In theory, no, but in practice CPython doesn't optimise away the
dynamism. Recent experiments with method caches seem to have shown
modest performance improvements, and I'd guess that such things are
fairly established in other dynamic language implementations.

>  As others have pointed out
> in the Python literature, most of the time, the more elaborate
> dynamic features aren't being used for any given variable or
> object.  If code has something like "x = 1.0", the odds are that
> "x" is going to stay a floating point number, and not suddenly turn
> into a list or an object reference.  The type inference of Shed Skin
> builds on that assumption, adding some restrictions about changing of
> variable types.

The problem here, amongst many others, is knowing for sure whether the
more elaborate features have been avoided. Approaches which attempt to
avoid knowing such things include just-in-time compilation (you avoid
knowing in advance) and type declarations (you give up thinking about
whether it's possible and have the programmer do all the work).

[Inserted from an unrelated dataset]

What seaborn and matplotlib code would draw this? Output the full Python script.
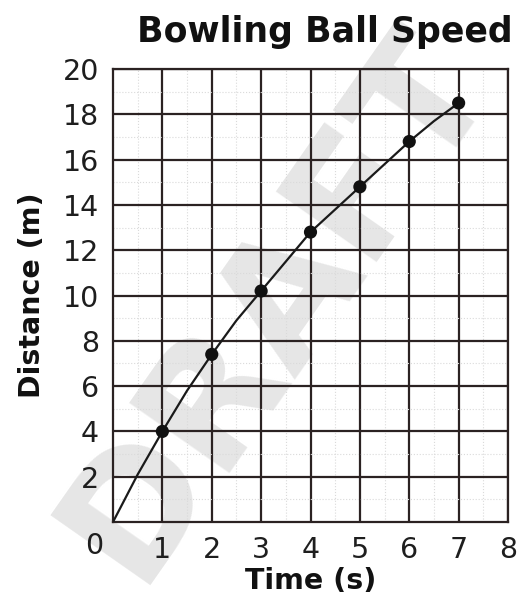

>     The Shed Skin effort indicates that explicit typing, via 'decorators'
> or otherwise, isn't really necessary.  What's necessary is the avoidance
> of "surprises" in the language.  In this context, a "surprise" is
> the use of a dynamic feature in a way that can't be seen at compile time.

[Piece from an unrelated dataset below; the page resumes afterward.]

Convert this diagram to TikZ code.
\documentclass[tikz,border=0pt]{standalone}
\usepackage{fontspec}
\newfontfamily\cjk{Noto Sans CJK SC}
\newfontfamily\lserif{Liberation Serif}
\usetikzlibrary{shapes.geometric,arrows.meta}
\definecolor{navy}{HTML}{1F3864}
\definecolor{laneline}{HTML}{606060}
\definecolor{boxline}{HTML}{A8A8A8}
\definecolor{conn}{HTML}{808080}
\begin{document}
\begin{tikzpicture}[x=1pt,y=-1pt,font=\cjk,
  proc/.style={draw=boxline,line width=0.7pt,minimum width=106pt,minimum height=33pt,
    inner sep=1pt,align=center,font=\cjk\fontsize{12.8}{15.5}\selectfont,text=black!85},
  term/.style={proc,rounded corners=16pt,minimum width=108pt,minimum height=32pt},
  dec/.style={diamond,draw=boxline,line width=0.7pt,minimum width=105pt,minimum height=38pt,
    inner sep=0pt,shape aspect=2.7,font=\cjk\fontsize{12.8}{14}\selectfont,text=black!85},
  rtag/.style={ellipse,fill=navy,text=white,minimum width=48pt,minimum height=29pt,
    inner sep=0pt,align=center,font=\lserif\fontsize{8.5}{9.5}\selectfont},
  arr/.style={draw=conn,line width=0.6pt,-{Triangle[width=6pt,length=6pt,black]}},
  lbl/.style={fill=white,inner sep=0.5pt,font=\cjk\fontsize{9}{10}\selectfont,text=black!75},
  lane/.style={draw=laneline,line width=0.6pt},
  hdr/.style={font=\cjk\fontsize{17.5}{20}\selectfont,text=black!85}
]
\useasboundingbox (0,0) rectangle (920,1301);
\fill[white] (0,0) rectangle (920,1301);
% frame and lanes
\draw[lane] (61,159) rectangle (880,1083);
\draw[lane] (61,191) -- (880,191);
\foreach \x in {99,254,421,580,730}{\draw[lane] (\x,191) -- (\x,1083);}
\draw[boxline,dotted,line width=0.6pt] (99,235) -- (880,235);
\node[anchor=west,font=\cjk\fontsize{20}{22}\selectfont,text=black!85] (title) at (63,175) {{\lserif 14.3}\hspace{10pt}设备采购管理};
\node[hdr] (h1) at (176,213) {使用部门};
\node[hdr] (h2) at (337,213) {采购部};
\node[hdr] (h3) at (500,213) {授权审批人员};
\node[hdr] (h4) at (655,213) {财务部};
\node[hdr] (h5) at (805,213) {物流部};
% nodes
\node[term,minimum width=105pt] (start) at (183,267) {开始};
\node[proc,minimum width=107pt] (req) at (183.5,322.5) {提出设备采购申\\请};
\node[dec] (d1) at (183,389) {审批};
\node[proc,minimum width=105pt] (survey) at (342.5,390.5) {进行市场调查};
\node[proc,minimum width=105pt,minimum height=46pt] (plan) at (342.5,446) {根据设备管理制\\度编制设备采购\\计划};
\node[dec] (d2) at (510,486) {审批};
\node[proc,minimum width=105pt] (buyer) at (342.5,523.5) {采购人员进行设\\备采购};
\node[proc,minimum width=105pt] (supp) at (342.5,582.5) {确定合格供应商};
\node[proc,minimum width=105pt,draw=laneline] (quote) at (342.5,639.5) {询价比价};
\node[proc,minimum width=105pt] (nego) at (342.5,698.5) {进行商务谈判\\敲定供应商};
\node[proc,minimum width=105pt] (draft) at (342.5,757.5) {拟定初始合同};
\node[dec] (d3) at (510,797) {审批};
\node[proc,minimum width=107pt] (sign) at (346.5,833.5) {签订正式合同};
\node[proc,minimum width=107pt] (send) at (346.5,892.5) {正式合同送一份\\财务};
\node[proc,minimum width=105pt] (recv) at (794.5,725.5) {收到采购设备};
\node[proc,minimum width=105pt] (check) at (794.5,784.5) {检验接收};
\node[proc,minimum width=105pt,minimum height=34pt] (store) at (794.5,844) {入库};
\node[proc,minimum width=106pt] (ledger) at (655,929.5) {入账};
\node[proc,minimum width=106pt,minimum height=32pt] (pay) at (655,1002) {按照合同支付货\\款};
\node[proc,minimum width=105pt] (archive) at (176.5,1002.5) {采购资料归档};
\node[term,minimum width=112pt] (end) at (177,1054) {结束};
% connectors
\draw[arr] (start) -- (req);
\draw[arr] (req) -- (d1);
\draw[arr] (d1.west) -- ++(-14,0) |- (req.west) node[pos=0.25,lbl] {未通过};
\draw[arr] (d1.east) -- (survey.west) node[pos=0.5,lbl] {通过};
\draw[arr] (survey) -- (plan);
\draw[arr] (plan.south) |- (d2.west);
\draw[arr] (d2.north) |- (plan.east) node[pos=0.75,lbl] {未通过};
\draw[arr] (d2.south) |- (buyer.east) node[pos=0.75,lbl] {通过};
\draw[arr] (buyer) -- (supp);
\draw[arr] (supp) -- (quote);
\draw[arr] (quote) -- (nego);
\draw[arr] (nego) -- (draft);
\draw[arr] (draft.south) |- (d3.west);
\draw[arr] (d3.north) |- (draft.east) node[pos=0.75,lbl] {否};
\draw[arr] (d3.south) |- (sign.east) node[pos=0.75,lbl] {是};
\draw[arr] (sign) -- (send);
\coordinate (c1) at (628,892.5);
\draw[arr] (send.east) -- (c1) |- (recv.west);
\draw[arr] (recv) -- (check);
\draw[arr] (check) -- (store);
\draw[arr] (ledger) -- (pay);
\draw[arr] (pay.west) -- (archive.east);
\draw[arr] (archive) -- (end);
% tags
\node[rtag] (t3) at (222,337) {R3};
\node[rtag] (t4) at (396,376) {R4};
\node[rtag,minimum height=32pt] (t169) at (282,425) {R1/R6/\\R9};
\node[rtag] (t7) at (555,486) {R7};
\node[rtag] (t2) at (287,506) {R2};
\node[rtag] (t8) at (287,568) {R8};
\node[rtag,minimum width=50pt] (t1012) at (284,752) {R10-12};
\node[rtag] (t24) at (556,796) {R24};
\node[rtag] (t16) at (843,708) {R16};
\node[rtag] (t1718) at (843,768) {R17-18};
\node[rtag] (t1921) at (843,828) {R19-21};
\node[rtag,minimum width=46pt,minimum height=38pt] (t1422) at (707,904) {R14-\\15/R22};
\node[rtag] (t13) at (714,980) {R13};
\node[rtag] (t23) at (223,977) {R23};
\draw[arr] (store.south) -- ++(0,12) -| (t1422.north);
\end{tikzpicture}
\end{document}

I concur with your assessment of the supposed necessity of explicit
typing. However, you might be surprised as to what constitutes a
"surprise" in Python...

>     A typical "surprise" would be the use of "setattr" on an object from
> outside the compilation unit that defines the object.  Within a module,
> "setattr" on an object in that module is no problem; the compiler can see
> it and generate the extra machinery needed to make an object dynamically
> alterable at run time.  But if an object doesn't need that extra machinery
> and associated dictionary, it's a big win to discard the excess baggage
> and use a simpler fixed-size representation, comparable to a C struct,
> for the object.

You don't even need to bring out setattr to make the inference
activity a difficult one. Even straightforward attribute access needs
to be repeatedly checked to see if the target of a normal attribute
assignment or query has changed. Traditionally, people have shown some
trivial function in isolation...

  def f(x):
      return x.a

...and said, "We don't know anything! It's all impossible!" But
context is everything, as you know, and whole program analysis is the
only way to go with the aforementioned goals in mind. What if the
parameter to the above itself comes from attribute access?

  def g(y):
      return f(y.b)

You can descend into some fairly demanding situations with respect to
keeping track of all the possibilities.

>     On the typing front, the neatest way to express typing is via
> initialization.  With the Shed Skin restrictions, if all variables are
> initialized before use (preferably in __init__), there's no need to
> maintain an "undefined" flag for a variable.  And, of course, if
> the type of a varaible is simple and can't change, it doesn't have to
> be "boxed", (enclosed in an object) which is a big win.

I'm fairly sure, although my intuition unfortunately doesn't provide a
ready example right now, that typing via initialisation, whilst an
important tool, may either impose unacceptable restrictions if
enforced too rigidly or limit the precision that one might desire in
determining type information in the resulting system. But it is a
worthwhile objective to identify fixed-size structures and unboxed
values, in my opinion.

>     The point here is that we don't need language changes or declarations
> to make Python much faster.  All we need are a few restrictions that
> insure that, when you're doing something unusual, the compiler can
> tell.

Agreed. And I don't buy into the negative "lesser Python" labelling of
such work, either. People seem to have forgotten how to use older,
conservative Python features, preferring to show off with metaclasses
and closures even for problems that could be solved using simple
classes and objects. If that's "greater Python" then call me a
minimalist!

Paul